* Task details:
Type out the complete listing below word for word, without its pictures.

* Extracted material:

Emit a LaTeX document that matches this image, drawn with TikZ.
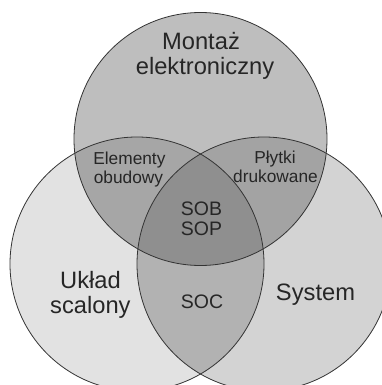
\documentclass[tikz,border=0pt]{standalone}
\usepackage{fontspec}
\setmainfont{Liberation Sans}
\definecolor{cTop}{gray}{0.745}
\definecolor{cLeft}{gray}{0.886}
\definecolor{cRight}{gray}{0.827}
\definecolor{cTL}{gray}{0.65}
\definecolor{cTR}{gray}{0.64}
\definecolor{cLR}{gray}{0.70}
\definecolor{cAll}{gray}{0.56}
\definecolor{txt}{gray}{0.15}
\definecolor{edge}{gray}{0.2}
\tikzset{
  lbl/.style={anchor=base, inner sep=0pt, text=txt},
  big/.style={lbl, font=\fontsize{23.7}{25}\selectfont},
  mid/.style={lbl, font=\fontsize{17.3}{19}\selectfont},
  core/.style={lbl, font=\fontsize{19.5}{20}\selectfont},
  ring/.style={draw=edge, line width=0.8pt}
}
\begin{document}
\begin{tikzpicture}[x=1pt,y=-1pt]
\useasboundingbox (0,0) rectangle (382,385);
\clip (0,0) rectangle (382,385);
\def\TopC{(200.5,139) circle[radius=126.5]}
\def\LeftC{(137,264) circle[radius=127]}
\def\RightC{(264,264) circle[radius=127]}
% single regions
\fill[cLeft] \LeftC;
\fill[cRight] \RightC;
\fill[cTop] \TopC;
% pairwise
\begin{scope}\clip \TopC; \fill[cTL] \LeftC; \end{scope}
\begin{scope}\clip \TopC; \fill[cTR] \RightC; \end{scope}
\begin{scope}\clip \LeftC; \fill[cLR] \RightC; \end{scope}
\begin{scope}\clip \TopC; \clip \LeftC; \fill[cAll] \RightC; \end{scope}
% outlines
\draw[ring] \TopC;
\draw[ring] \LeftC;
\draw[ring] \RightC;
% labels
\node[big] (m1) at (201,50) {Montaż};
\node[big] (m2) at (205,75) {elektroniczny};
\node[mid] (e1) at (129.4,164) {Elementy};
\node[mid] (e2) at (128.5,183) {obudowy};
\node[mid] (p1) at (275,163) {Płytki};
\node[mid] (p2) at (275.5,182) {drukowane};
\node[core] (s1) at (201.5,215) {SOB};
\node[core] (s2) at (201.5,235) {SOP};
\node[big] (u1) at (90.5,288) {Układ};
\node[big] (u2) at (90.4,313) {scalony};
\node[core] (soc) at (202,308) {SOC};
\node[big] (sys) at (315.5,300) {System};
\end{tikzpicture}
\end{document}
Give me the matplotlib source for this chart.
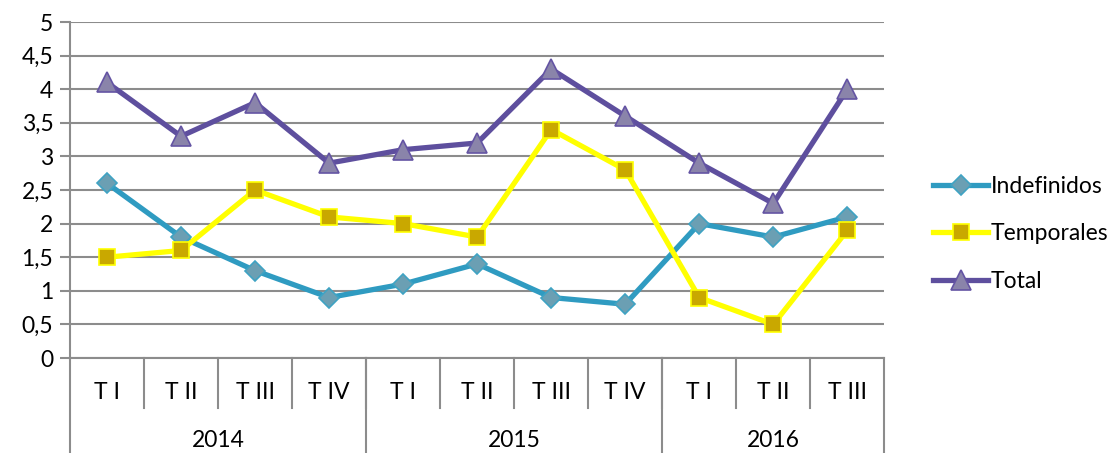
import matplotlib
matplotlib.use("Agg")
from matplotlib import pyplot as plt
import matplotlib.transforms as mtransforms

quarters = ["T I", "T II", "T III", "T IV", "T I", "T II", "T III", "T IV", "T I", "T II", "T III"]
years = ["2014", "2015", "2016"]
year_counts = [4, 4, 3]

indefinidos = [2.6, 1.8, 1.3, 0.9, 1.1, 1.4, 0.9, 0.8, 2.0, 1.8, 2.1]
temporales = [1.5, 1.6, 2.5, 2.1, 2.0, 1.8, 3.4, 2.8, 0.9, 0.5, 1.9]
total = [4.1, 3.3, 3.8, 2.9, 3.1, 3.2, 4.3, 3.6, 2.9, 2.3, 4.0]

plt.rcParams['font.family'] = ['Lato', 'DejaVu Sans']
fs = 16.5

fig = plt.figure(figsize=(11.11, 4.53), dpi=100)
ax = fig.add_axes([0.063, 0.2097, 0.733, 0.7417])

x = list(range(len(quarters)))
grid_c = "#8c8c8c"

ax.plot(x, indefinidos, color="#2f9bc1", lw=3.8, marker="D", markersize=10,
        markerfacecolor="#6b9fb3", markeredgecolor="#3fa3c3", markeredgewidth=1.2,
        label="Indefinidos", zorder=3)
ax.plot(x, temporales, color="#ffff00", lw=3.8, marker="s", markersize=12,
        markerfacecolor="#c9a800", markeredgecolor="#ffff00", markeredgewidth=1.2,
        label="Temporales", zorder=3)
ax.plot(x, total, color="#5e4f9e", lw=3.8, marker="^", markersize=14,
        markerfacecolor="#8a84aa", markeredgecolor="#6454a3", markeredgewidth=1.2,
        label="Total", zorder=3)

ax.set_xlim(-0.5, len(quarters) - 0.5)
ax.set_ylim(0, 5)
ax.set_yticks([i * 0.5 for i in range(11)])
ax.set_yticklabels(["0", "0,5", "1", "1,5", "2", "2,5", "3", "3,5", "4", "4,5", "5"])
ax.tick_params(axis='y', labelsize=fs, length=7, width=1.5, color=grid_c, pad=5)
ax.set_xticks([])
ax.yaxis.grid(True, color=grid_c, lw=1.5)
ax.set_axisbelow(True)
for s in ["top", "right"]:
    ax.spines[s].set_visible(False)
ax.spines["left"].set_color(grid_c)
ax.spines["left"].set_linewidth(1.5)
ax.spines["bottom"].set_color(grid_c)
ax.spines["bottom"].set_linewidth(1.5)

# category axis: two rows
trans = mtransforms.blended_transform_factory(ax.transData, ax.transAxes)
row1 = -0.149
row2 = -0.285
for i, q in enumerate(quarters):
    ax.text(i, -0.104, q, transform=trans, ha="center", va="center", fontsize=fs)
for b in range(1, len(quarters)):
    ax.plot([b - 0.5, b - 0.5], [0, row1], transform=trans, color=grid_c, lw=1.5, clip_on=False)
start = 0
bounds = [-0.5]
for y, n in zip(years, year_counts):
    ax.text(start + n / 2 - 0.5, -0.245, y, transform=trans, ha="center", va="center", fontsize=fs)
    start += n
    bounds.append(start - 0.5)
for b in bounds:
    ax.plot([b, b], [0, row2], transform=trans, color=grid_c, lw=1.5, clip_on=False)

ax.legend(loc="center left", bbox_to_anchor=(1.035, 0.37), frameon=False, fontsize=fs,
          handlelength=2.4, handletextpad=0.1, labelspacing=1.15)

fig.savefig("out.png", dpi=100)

* Expected answer:
Emit a LaTeX document that matches this image, drawn with TikZ.
\documentclass[tikz,border=0pt]{standalone}
\usepackage{fontspec}
\setmainfont{Liberation Sans}
\definecolor{cTop}{gray}{0.745}
\definecolor{cLeft}{gray}{0.886}
\definecolor{cRight}{gray}{0.827}
\definecolor{cTL}{gray}{0.65}
\definecolor{cTR}{gray}{0.64}
\definecolor{cLR}{gray}{0.70}
\definecolor{cAll}{gray}{0.56}
\definecolor{txt}{gray}{0.15}
\definecolor{edge}{gray}{0.2}
\tikzset{
  lbl/.style={anchor=base, inner sep=0pt, text=txt},
  big/.style={lbl, font=\fontsize{23.7}{25}\selectfont},
  mid/.style={lbl, font=\fontsize{17.3}{19}\selectfont},
  core/.style={lbl, font=\fontsize{19.5}{20}\selectfont},
  ring/.style={draw=edge, line width=0.8pt}
}
\begin{document}
\begin{tikzpicture}[x=1pt,y=-1pt]
\useasboundingbox (0,0) rectangle (382,385);
\clip (0,0) rectangle (382,385);
\def\TopC{(200.5,139) circle[radius=126.5]}
\def\LeftC{(137,264) circle[radius=127]}
\def\RightC{(264,264) circle[radius=127]}
% single regions
\fill[cLeft] \LeftC;
\fill[cRight] \RightC;
\fill[cTop] \TopC;
% pairwise
\begin{scope}\clip \TopC; \fill[cTL] \LeftC; \end{scope}
\begin{scope}\clip \TopC; \fill[cTR] \RightC; \end{scope}
\begin{scope}\clip \LeftC; \fill[cLR] \RightC; \end{scope}
\begin{scope}\clip \TopC; \clip \LeftC; \fill[cAll] \RightC; \end{scope}
% outlines
\draw[ring] \TopC;
\draw[ring] \LeftC;
\draw[ring] \RightC;
% labels
\node[big] (m1) at (201,50) {Montaż};
\node[big] (m2) at (205,75) {elektroniczny};
\node[mid] (e1) at (129.4,164) {Elementy};
\node[mid] (e2) at (128.5,183) {obudowy};
\node[mid] (p1) at (275,163) {Płytki};
\node[mid] (p2) at (275.5,182) {drukowane};
\node[core] (s1) at (201.5,215) {SOB};
\node[core] (s2) at (201.5,235) {SOP};
\node[big] (u1) at (90.5,288) {Układ};
\node[big] (u2) at (90.4,313) {scalony};
\node[core] (soc) at (202,308) {SOC};
\node[big] (sys) at (315.5,300) {System};
\end{tikzpicture}
\end{document}
Give me the matplotlib source for this chart.
import matplotlib
matplotlib.use("Agg")
from matplotlib import pyplot as plt
import matplotlib.transforms as mtransforms

quarters = ["T I", "T II", "T III", "T IV", "T I", "T II", "T III", "T IV", "T I", "T II", "T III"]
years = ["2014", "2015", "2016"]
year_counts = [4, 4, 3]

indefinidos = [2.6, 1.8, 1.3, 0.9, 1.1, 1.4, 0.9, 0.8, 2.0, 1.8, 2.1]
temporales = [1.5, 1.6, 2.5, 2.1, 2.0, 1.8, 3.4, 2.8, 0.9, 0.5, 1.9]
total = [4.1, 3.3, 3.8, 2.9, 3.1, 3.2, 4.3, 3.6, 2.9, 2.3, 4.0]

plt.rcParams['font.family'] = ['Lato', 'DejaVu Sans']
fs = 16.5

fig = plt.figure(figsize=(11.11, 4.53), dpi=100)
ax = fig.add_axes([0.063, 0.2097, 0.733, 0.7417])

x = list(range(len(quarters)))
grid_c = "#8c8c8c"

ax.plot(x, indefinidos, color="#2f9bc1", lw=3.8, marker="D", markersize=10,
        markerfacecolor="#6b9fb3", markeredgecolor="#3fa3c3", markeredgewidth=1.2,
        label="Indefinidos", zorder=3)
ax.plot(x, temporales, color="#ffff00", lw=3.8, marker="s", markersize=12,
        markerfacecolor="#c9a800", markeredgecolor="#ffff00", markeredgewidth=1.2,
        label="Temporales", zorder=3)
ax.plot(x, total, color="#5e4f9e", lw=3.8, marker="^", markersize=14,
        markerfacecolor="#8a84aa", markeredgecolor="#6454a3", markeredgewidth=1.2,
        label="Total", zorder=3)

ax.set_xlim(-0.5, len(quarters) - 0.5)
ax.set_ylim(0, 5)
ax.set_yticks([i * 0.5 for i in range(11)])
ax.set_yticklabels(["0", "0,5", "1", "1,5", "2", "2,5", "3", "3,5", "4", "4,5", "5"])
ax.tick_params(axis='y', labelsize=fs, length=7, width=1.5, color=grid_c, pad=5)
ax.set_xticks([])
ax.yaxis.grid(True, color=grid_c, lw=1.5)
ax.set_axisbelow(True)
for s in ["top", "right"]:
    ax.spines[s].set_visible(False)
ax.spines["left"].set_color(grid_c)
ax.spines["left"].set_linewidth(1.5)
ax.spines["bottom"].set_color(grid_c)
ax.spines["bottom"].set_linewidth(1.5)

# category axis: two rows
trans = mtransforms.blended_transform_factory(ax.transData, ax.transAxes)
row1 = -0.149
row2 = -0.285
for i, q in enumerate(quarters):
    ax.text(i, -0.104, q, transform=trans, ha="center", va="center", fontsize=fs)
for b in range(1, len(quarters)):
    ax.plot([b - 0.5, b - 0.5], [0, row1], transform=trans, color=grid_c, lw=1.5, clip_on=False)
start = 0
bounds = [-0.5]
for y, n in zip(years, year_counts):
    ax.text(start + n / 2 - 0.5, -0.245, y, transform=trans, ha="center", va="center", fontsize=fs)
    start += n
    bounds.append(start - 0.5)
for b in bounds:
    ax.plot([b, b], [0, row2], transform=trans, color=grid_c, lw=1.5, clip_on=False)

ax.legend(loc="center left", bbox_to_anchor=(1.035, 0.37), frameon=False, fontsize=fs,
          handlelength=2.4, handletextpad=0.1, labelspacing=1.15)

fig.savefig("out.png", dpi=100)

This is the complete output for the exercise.